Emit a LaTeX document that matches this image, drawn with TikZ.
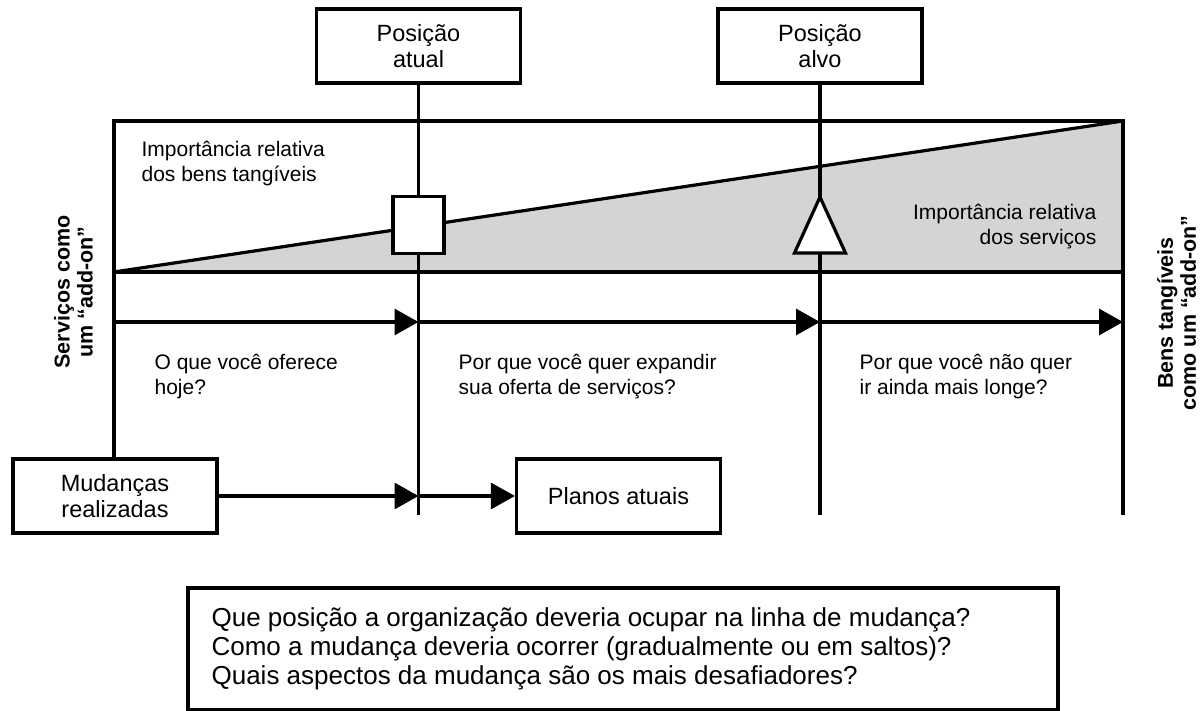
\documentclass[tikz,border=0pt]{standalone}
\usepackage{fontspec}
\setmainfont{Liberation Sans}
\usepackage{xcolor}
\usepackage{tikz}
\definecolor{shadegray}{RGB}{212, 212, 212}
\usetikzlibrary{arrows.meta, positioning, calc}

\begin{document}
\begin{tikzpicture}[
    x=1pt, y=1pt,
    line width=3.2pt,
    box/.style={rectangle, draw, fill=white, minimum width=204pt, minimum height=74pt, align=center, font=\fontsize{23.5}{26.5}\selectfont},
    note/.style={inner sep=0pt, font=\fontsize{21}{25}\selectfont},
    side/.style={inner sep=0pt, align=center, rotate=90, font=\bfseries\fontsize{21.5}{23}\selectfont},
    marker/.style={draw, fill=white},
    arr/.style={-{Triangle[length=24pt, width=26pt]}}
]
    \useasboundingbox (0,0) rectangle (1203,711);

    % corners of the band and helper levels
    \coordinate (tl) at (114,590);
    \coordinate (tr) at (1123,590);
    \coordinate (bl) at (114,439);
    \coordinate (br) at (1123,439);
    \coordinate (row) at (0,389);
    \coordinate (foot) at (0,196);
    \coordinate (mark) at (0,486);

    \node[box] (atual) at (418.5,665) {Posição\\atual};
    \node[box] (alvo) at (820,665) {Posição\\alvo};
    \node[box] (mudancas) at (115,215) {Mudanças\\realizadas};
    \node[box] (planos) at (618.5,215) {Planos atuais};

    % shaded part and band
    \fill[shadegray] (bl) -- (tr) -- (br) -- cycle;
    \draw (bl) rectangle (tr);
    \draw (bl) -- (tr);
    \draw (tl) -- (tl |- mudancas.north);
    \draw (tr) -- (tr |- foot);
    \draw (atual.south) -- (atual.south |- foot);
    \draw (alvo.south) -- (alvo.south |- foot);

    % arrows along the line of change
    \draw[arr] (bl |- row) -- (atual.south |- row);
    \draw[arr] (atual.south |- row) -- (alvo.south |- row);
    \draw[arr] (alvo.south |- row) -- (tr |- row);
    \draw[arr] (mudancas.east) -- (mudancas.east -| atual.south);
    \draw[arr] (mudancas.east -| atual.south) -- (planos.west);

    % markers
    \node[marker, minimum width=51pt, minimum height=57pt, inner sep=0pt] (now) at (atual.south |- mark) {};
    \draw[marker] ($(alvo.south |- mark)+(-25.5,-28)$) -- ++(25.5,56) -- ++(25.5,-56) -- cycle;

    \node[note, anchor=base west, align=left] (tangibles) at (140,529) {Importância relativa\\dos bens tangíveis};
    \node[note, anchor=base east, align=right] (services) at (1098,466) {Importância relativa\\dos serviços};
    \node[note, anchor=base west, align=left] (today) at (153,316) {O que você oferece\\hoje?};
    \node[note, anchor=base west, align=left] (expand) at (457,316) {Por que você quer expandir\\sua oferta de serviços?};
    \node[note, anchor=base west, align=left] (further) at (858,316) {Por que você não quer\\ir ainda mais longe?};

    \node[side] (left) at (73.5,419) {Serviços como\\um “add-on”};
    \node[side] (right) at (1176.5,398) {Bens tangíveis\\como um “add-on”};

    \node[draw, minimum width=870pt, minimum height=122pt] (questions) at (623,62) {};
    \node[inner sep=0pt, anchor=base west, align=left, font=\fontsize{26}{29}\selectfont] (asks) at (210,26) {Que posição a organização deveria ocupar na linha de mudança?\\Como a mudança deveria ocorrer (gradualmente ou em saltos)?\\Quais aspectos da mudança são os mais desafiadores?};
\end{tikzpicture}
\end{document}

--------------------------------------------------

Given task
Your task is to restate word for word the lines from the top of the data to the line containing "(planos) at (618.5,215)", both ends included, with every picture left out.

Reply
Emit a LaTeX document that matches this image, drawn with TikZ.
\documentclass[tikz,border=0pt]{standalone}
\usepackage{fontspec}
\setmainfont{Liberation Sans}
\usepackage{xcolor}
\usepackage{tikz}
\definecolor{shadegray}{RGB}{212, 212, 212}
\usetikzlibrary{arrows.meta, positioning, calc}

\begin{document}
\begin{tikzpicture}[
    x=1pt, y=1pt,
    line width=3.2pt,
    box/.style={rectangle, draw, fill=white, minimum width=204pt, minimum height=74pt, align=center, font=\fontsize{23.5}{26.5}\selectfont},
    note/.style={inner sep=0pt, font=\fontsize{21}{25}\selectfont},
    side/.style={inner sep=0pt, align=center, rotate=90, font=\bfseries\fontsize{21.5}{23}\selectfont},
    marker/.style={draw, fill=white},
    arr/.style={-{Triangle[length=24pt, width=26pt]}}
]
    \useasboundingbox (0,0) rectangle (1203,711);

    % corners of the band and helper levels
    \coordinate (tl) at (114,590);
    \coordinate (tr) at (1123,590);
    \coordinate (bl) at (114,439);
    \coordinate (br) at (1123,439);
    \coordinate (row) at (0,389);
    \coordinate (foot) at (0,196);
    \coordinate (mark) at (0,486);

    \node[box] (atual) at (418.5,665) {Posição\\atual};
    \node[box] (alvo) at (820,665) {Posição\\alvo};
    \node[box] (mudancas) at (115,215) {Mudanças\\realizadas};
    \node[box] (planos) at (618.5,215) {Planos atuais};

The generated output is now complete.